### Data listing

>> BEGIN

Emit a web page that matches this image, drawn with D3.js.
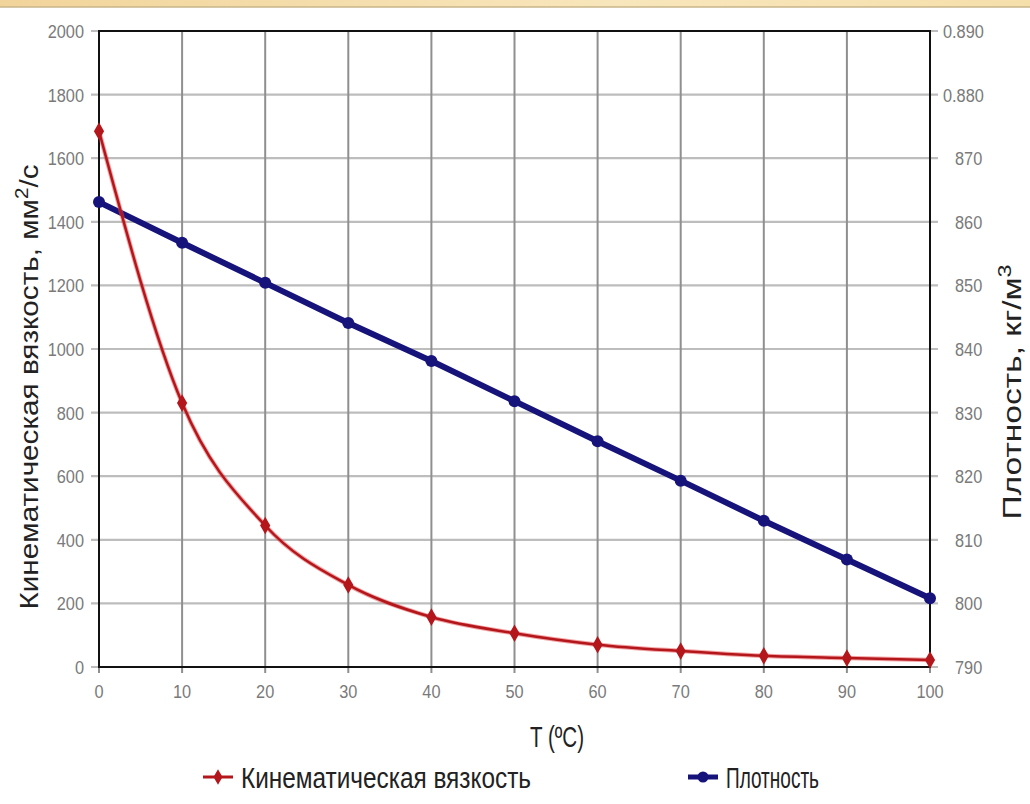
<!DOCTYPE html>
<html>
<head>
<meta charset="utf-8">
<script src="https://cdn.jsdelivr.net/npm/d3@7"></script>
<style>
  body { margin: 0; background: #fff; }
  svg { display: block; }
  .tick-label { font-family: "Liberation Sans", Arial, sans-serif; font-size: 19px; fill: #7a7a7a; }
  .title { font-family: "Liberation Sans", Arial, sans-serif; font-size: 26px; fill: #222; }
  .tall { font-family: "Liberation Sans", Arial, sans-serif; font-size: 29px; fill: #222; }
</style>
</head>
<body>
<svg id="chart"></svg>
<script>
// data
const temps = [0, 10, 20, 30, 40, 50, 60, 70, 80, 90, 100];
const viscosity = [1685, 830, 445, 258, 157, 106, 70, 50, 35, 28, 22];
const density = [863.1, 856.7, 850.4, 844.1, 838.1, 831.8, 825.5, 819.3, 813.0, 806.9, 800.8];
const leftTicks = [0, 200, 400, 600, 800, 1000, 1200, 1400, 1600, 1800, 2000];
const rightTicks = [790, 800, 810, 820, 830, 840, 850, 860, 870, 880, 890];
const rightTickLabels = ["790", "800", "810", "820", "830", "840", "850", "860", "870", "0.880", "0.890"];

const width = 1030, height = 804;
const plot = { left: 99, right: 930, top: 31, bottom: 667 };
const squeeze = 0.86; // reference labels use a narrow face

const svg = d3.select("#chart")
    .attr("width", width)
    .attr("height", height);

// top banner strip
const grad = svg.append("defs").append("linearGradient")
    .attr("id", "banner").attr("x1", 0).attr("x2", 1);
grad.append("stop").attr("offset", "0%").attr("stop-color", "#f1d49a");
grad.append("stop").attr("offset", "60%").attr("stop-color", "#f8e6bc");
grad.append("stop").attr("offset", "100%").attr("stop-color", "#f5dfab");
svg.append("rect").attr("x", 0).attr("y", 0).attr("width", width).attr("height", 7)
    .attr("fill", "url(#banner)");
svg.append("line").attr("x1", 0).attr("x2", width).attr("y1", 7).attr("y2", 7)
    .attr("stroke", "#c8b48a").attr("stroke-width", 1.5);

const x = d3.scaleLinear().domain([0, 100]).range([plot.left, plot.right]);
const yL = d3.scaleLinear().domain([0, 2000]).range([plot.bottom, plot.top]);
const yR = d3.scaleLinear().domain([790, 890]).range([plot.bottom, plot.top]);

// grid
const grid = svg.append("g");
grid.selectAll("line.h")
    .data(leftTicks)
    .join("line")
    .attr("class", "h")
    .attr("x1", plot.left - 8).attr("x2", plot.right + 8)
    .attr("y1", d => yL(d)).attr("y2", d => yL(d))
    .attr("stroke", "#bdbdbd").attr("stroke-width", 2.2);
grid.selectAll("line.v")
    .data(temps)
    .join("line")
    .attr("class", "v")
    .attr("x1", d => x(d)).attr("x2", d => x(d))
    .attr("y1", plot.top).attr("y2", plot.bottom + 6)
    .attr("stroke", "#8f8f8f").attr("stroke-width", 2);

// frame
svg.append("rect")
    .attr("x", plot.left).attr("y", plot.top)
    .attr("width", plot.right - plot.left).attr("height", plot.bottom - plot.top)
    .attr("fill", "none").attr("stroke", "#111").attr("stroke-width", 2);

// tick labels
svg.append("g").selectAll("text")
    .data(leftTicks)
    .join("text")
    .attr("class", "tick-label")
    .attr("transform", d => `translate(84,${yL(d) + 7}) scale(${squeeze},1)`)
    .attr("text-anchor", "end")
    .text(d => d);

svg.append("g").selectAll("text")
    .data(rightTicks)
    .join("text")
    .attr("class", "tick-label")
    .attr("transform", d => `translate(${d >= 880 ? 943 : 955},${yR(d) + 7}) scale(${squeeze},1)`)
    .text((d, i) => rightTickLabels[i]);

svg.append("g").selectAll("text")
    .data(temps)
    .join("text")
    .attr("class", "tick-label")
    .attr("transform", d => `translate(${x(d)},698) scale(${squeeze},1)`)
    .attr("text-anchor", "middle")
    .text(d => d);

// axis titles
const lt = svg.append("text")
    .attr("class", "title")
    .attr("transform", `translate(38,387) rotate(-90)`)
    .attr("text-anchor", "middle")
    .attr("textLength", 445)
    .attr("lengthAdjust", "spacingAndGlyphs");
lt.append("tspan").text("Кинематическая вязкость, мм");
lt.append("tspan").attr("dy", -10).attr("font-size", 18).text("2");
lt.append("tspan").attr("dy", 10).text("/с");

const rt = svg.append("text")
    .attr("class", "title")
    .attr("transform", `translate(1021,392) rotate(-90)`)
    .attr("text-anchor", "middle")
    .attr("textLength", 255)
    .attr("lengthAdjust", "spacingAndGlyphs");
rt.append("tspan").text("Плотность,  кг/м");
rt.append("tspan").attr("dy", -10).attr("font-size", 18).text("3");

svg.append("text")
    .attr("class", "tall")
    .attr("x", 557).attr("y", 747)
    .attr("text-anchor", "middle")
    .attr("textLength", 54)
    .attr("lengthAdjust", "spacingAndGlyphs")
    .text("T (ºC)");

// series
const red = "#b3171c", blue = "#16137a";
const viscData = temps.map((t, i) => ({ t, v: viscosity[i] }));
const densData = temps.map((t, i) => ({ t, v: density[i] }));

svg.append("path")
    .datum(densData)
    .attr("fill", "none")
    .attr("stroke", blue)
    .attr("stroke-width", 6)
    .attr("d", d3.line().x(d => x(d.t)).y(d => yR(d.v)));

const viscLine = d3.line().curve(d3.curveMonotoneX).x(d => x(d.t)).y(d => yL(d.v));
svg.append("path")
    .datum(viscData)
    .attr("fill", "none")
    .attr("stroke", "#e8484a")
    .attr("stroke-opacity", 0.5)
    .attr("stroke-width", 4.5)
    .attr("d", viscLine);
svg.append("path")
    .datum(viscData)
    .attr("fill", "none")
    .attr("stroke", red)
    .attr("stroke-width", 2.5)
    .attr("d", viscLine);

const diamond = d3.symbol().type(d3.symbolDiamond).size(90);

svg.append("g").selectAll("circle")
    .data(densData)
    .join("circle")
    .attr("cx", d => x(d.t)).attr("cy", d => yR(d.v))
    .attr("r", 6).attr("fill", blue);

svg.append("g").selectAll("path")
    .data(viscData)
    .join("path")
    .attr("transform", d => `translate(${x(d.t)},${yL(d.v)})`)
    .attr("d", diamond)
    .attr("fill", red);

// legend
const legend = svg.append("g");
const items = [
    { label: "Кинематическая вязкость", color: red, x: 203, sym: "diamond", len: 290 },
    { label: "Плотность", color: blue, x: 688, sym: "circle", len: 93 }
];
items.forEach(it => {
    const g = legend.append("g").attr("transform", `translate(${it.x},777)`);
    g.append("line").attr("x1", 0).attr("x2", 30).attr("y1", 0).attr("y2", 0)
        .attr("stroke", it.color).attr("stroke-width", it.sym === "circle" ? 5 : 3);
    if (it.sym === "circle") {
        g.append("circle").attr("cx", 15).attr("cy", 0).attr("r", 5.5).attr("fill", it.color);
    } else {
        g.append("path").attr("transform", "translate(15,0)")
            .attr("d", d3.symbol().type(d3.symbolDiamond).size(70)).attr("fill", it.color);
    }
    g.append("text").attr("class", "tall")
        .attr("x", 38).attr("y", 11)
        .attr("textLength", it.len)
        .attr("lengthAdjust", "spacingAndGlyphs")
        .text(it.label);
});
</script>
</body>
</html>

>> END
>> BEGIN

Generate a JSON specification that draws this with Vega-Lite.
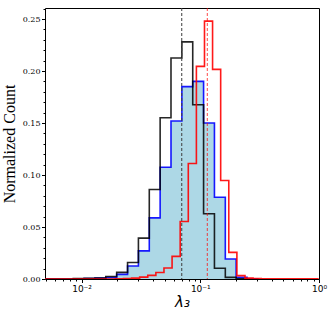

>> END

### Task prompt
How many lines of these entries contain "that"? Answer with the number and nothing else.

### Output below
2